■ TASK DIRECTIONS: Retype the whole listing, please, keeping every line exact and dropping the pictures.
— BEGIN SUPPLIED MATERIAL —
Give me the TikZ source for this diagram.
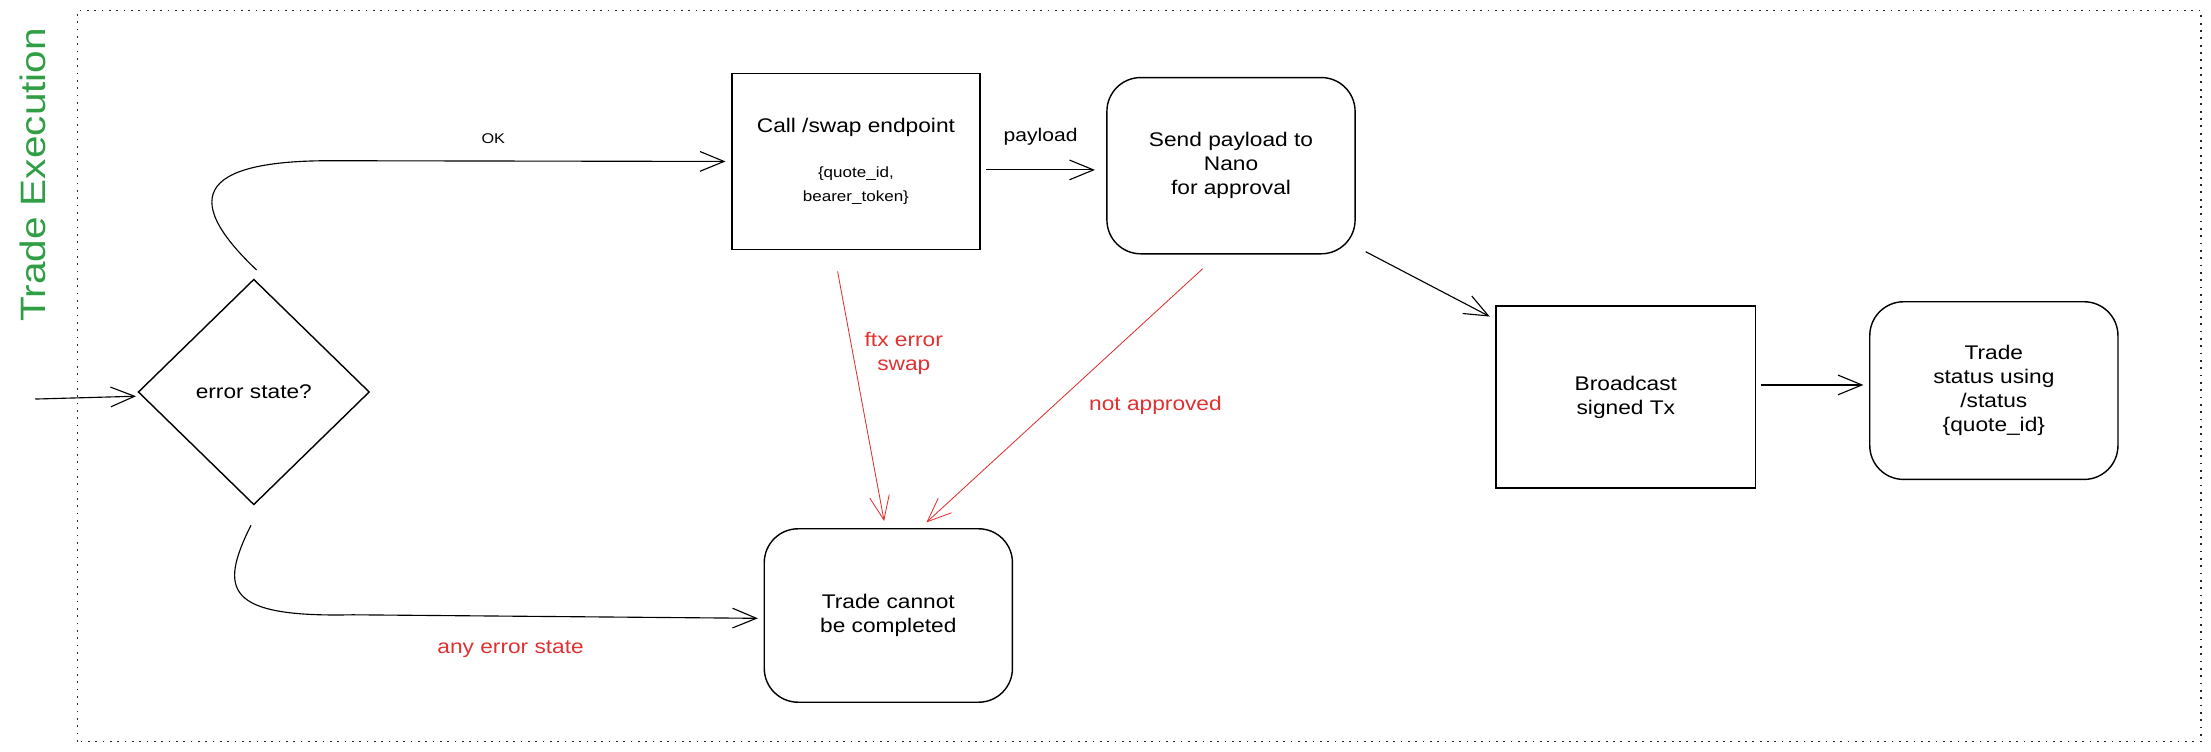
\documentclass[tikz,border=0pt]{standalone}
\usepackage{fontspec}
\setmainfont[FakeStretch=1.15]{Liberation Sans}
\usepackage{xcolor}
\usepackage{tikz}
\usetikzlibrary{arrows.meta}
\usetikzlibrary{shapes.geometric}
\usetikzlibrary{positioning, calc}

\definecolor{xred}{RGB}{224,49,49}
\definecolor{xgreen}{RGB}{47,158,68}
\newcommand{\argfont}{\fontsize{10.5}{15.5}\selectfont}

\begin{document}
\begin{tikzpicture}[x=1pt,y=1pt]
\useasboundingbox (0,0) rectangle (1568,533);
\draw[black!85, line width=1pt, dash pattern=on 1.2pt off 4pt] (55,7) rectangle (1561,525.5);
\node[rotate=90, text=xgreen, inner sep=0pt, font=\fontsize{25}{30}\selectfont] (Title) at (23,409) {Trade Execution};

\begin{scope}[every node/.style={draw,line width=1pt,align=center,inner sep=0pt,font=\fontsize{14}{17}\selectfont}]
    \node[diamond, minimum width=164pt, minimum height=160pt] (Err) at (180,255) {error state?};
    \node[rectangle, minimum width=176pt, minimum height=125pt] (Call) at (607,418.5)
        {Call /swap endpoint\\[15pt]\argfont\{quote\_id,\\\argfont bearer\_token\}};
    \node[rectangle, rounded corners=24pt, minimum width=176pt, minimum height=125pt] (Nano) at (873,415.5)
        {Send payload to\\Nano\\for approval};
    \node[rectangle, rounded corners=24pt, minimum width=176pt, minimum height=123pt] (Fail) at (630,96.5)
        {Trade cannot\\be completed};
    \node[rectangle, minimum width=184pt, minimum height=129pt] (Cast) at (1153,251.5)
        {Broadcast\\signed Tx};
    \node[rectangle, rounded corners=24pt, minimum width=176pt, minimum height=126pt] (Stat) at (1414,256)
        {Trade\\status using\\/status\\\{quote\_id\}};
\end{scope}

\begin{scope}[>={Straight Barb[length=17pt,width=14pt]},
              line width=0.8pt,
              every node/.style={inner sep=0pt,align=center},
              errline/.style={draw=xred,line width=0.6pt},
              errlabel/.style={text=xred,font=\fontsize{14}{17}\selectfont}]
    \coordinate (In) at (25,250);
    \path [->] (In) edge ([shift={(-1pt,-3pt)}]Err.west);
    \draw [->] ([shift={(2pt,6pt)}]Err.north) .. controls +(-57pt,54pt) and +(-95pt,1pt) .. (240,419)
        -- node[pos=0.4,above=12pt,font=\fontsize{10}{12}\selectfont] {OK} ([xshift=-4pt]Call.west);
    \draw [->] ([shift={(-2pt,-14pt)}]Err.south) .. controls +(-23pt,-46pt) and +(-90pt,-2pt) .. (250,97)
        -- node[pos=0.39,below=17pt,errlabel] {any error state} ([shift={(-4pt,-2pt)}]Fail.west);
    \path [->] ([shift={(4pt,-6pt)}]Call.east) edge node[above=17pt,font=\fontsize{13}{15}\selectfont] {payload}
        ([shift={(-8pt,-3pt)}]Nano.west);
    \path [->] ([shift={(7pt,2pt)}]Nano.south east) edge ([shift={(-4pt,-8pt)}]Cast.north west);
    \path [->] ([shift={(3pt,8.5pt)}]Cast.east) edge ([shift={(-4pt,4pt)}]Stat.west);
    \path [->] ([shift={(-13pt,-15pt)}]Call.south) edge[errline] node[pos=0.33,right=8pt,errlabel] {ftx error\\swap}
        ([shift={(-3pt,5pt)}]Fail.north);
    \path [->] ([shift={(-20pt,-10pt)}]Nano.south) edge[errline] node[pos=0.54,right=25pt,errlabel] {not approved}
        ([shift={(27pt,4pt)}]Fail.north);
\end{scope}
\end{tikzpicture}
\end{document}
— END SUPPLIED MATERIAL —
■ REPLY:
Give me the TikZ source for this diagram.
\documentclass[tikz,border=0pt]{standalone}
\usepackage{fontspec}
\setmainfont[FakeStretch=1.15]{Liberation Sans}
\usepackage{xcolor}
\usepackage{tikz}
\usetikzlibrary{arrows.meta}
\usetikzlibrary{shapes.geometric}
\usetikzlibrary{positioning, calc}

\definecolor{xred}{RGB}{224,49,49}
\definecolor{xgreen}{RGB}{47,158,68}
\newcommand{\argfont}{\fontsize{10.5}{15.5}\selectfont}

\begin{document}
\begin{tikzpicture}[x=1pt,y=1pt]
\useasboundingbox (0,0) rectangle (1568,533);
\draw[black!85, line width=1pt, dash pattern=on 1.2pt off 4pt] (55,7) rectangle (1561,525.5);
\node[rotate=90, text=xgreen, inner sep=0pt, font=\fontsize{25}{30}\selectfont] (Title) at (23,409) {Trade Execution};

\begin{scope}[every node/.style={draw,line width=1pt,align=center,inner sep=0pt,font=\fontsize{14}{17}\selectfont}]
    \node[diamond, minimum width=164pt, minimum height=160pt] (Err) at (180,255) {error state?};
    \node[rectangle, minimum width=176pt, minimum height=125pt] (Call) at (607,418.5)
        {Call /swap endpoint\\[15pt]\argfont\{quote\_id,\\\argfont bearer\_token\}};
    \node[rectangle, rounded corners=24pt, minimum width=176pt, minimum height=125pt] (Nano) at (873,415.5)
        {Send payload to\\Nano\\for approval};
    \node[rectangle, rounded corners=24pt, minimum width=176pt, minimum height=123pt] (Fail) at (630,96.5)
        {Trade cannot\\be completed};
    \node[rectangle, minimum width=184pt, minimum height=129pt] (Cast) at (1153,251.5)
        {Broadcast\\signed Tx};
    \node[rectangle, rounded corners=24pt, minimum width=176pt, minimum height=126pt] (Stat) at (1414,256)
        {Trade\\status using\\/status\\\{quote\_id\}};
\end{scope}

\begin{scope}[>={Straight Barb[length=17pt,width=14pt]},
              line width=0.8pt,
              every node/.style={inner sep=0pt,align=center},
              errline/.style={draw=xred,line width=0.6pt},
              errlabel/.style={text=xred,font=\fontsize{14}{17}\selectfont}]
    \coordinate (In) at (25,250);
    \path [->] (In) edge ([shift={(-1pt,-3pt)}]Err.west);
    \draw [->] ([shift={(2pt,6pt)}]Err.north) .. controls +(-57pt,54pt) and +(-95pt,1pt) .. (240,419)
        -- node[pos=0.4,above=12pt,font=\fontsize{10}{12}\selectfont] {OK} ([xshift=-4pt]Call.west);
    \draw [->] ([shift={(-2pt,-14pt)}]Err.south) .. controls +(-23pt,-46pt) and +(-90pt,-2pt) .. (250,97)
        -- node[pos=0.39,below=17pt,errlabel] {any error state} ([shift={(-4pt,-2pt)}]Fail.west);
    \path [->] ([shift={(4pt,-6pt)}]Call.east) edge node[above=17pt,font=\fontsize{13}{15}\selectfont] {payload}
        ([shift={(-8pt,-3pt)}]Nano.west);
    \path [->] ([shift={(7pt,2pt)}]Nano.south east) edge ([shift={(-4pt,-8pt)}]Cast.north west);
    \path [->] ([shift={(3pt,8.5pt)}]Cast.east) edge ([shift={(-4pt,4pt)}]Stat.west);
    \path [->] ([shift={(-13pt,-15pt)}]Call.south) edge[errline] node[pos=0.33,right=8pt,errlabel] {ftx error\\swap}
        ([shift={(-3pt,5pt)}]Fail.north);
    \path [->] ([shift={(-20pt,-10pt)}]Nano.south) edge[errline] node[pos=0.54,right=25pt,errlabel] {not approved}
        ([shift={(27pt,4pt)}]Fail.north);
\end{scope}
\end{tikzpicture}
\end{document}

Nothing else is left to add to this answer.